Ok, I'm a big nature person. I spent every summer day as a kid alone in the woods, pretending I was an animal, or hanging out with cats, finding fruit, or catching frogs. I don't remember being too aware of other people, unless they were pretending with me, then it was rarely, and usually only one close friend.
I still adore nature, and animals. I'm perfectly content spending hours wandering silently, just observing stuff in the natural world. I actually dislike other people being with me during this time, and usually run off to explore on my own a bit. (a fellow silent wanderer would be nice I imagine). I communicate and handle animals well. They virtually always like me.
I am very good at identifying species, and particularly love reptiles. I'm great at finding them at catching them. My ears are super-tuned to animal movement, and my eyes too. The whole situation is great, if your ears pick up every slight sound, and your eyes do the same with small movements. Those are aspie traits, right?
And ok, this is slightly embarrassing, and I've never really admitted it, but I have what seems to be a predator instinct. XD I don't know how to make that sound more normal.
Any time I see a small creature, the first thought is to spring for it. If it's a bird or mammal, I get the impulse to kill it, after catching it. I have to stop myself a lot. Pigeons on the street= chase. XD I'm SO weird.
My dad's pet bird's feather smell actually has made me hungry. If I didn't feel sympathy for it, or my dad's liking it, I wouldn't mind killing it by biting it, and then making a little sandwich meat.
And fishing is awesome for the same hunting thing. Catching with hands is better. Killing something, as a food item, without a gun or tools is a really great feeling.
And as if that's weird enough, I DREAM about hunting animals with my hands/mouth.

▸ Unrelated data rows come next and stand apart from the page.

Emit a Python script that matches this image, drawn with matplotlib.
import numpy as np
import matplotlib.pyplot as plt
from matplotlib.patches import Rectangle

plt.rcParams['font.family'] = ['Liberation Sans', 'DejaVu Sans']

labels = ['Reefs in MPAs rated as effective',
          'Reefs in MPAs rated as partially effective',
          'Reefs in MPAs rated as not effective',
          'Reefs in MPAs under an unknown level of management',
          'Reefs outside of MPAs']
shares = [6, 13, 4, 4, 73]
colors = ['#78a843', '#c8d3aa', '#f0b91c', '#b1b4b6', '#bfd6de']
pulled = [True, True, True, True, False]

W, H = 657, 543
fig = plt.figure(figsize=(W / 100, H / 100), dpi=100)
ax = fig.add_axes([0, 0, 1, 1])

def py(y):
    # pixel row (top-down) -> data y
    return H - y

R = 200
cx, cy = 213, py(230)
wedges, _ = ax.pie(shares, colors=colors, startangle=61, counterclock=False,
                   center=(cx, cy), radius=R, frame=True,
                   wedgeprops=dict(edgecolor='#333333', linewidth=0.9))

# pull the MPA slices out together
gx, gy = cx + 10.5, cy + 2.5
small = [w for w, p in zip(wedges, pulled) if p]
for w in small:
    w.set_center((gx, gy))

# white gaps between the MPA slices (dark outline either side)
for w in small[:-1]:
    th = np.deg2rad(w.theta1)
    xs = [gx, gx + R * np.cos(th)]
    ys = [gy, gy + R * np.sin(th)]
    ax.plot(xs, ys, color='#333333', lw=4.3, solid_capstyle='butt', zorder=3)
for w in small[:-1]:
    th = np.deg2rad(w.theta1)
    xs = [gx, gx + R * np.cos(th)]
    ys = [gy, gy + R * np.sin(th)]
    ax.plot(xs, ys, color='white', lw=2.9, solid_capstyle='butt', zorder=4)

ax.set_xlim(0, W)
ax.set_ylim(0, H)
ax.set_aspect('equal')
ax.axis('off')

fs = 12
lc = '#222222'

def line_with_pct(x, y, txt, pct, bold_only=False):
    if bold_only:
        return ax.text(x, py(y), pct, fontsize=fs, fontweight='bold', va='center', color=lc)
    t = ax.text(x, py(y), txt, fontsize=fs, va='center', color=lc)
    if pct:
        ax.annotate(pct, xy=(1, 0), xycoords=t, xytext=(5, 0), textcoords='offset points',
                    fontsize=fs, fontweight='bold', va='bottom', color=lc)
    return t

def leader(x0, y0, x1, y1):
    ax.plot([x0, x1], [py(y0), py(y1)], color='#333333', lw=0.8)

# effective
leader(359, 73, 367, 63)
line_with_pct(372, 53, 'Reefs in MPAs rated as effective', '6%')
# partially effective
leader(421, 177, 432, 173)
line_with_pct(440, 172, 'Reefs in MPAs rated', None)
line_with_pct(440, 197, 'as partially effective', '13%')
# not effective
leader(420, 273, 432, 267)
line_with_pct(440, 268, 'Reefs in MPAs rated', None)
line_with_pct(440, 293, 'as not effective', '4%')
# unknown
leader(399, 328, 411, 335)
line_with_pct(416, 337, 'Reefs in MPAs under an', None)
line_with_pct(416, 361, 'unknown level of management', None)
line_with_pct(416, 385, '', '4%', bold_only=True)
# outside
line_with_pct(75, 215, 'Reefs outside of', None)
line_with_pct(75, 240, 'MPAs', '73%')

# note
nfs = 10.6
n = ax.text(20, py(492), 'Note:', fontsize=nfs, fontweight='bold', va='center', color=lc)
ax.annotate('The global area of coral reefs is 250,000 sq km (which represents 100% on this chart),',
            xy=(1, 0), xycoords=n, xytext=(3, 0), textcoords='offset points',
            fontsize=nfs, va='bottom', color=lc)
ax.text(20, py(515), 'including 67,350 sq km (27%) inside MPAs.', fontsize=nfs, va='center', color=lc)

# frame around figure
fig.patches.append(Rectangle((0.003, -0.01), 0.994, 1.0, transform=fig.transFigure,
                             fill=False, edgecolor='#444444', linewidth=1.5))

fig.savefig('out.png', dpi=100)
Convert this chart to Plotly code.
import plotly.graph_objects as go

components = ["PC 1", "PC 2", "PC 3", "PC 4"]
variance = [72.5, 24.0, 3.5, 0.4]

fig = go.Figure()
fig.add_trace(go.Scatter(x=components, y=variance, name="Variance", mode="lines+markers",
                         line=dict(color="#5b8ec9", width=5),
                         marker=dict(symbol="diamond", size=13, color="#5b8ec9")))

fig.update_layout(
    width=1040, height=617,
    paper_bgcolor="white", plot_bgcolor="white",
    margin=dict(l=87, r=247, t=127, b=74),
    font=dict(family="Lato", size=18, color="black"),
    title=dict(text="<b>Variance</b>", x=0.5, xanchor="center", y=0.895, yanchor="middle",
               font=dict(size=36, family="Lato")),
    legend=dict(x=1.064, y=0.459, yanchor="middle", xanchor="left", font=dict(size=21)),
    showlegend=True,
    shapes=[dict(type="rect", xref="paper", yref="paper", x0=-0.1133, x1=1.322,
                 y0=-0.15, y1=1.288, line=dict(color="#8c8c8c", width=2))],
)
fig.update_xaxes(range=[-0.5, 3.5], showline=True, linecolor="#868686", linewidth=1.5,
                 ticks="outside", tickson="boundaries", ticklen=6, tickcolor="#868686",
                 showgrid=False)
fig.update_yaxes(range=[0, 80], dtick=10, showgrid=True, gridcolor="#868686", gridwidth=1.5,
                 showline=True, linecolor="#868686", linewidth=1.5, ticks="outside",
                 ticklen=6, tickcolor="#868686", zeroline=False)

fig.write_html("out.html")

I don't think I'm cruel. I feel bad if it's ever actually killed. Not so much if it's food and I don't like the species. So I don't act on these impulses unless it's for food, is a major pest animal, or if it's catch and release. Really it's just stuff you can eat, or will feed to something.
Ok, so now I'm probably so weird you won't like me as much. But I've been wondering if I'm the only one like that. :/ It's weird. Sometimes I wish I could just become a wolf anamagus and get it over with. Is it an aspie thing? To feel more in touch with animals, and belonging in nature? Or am I just a freaky animal-girl?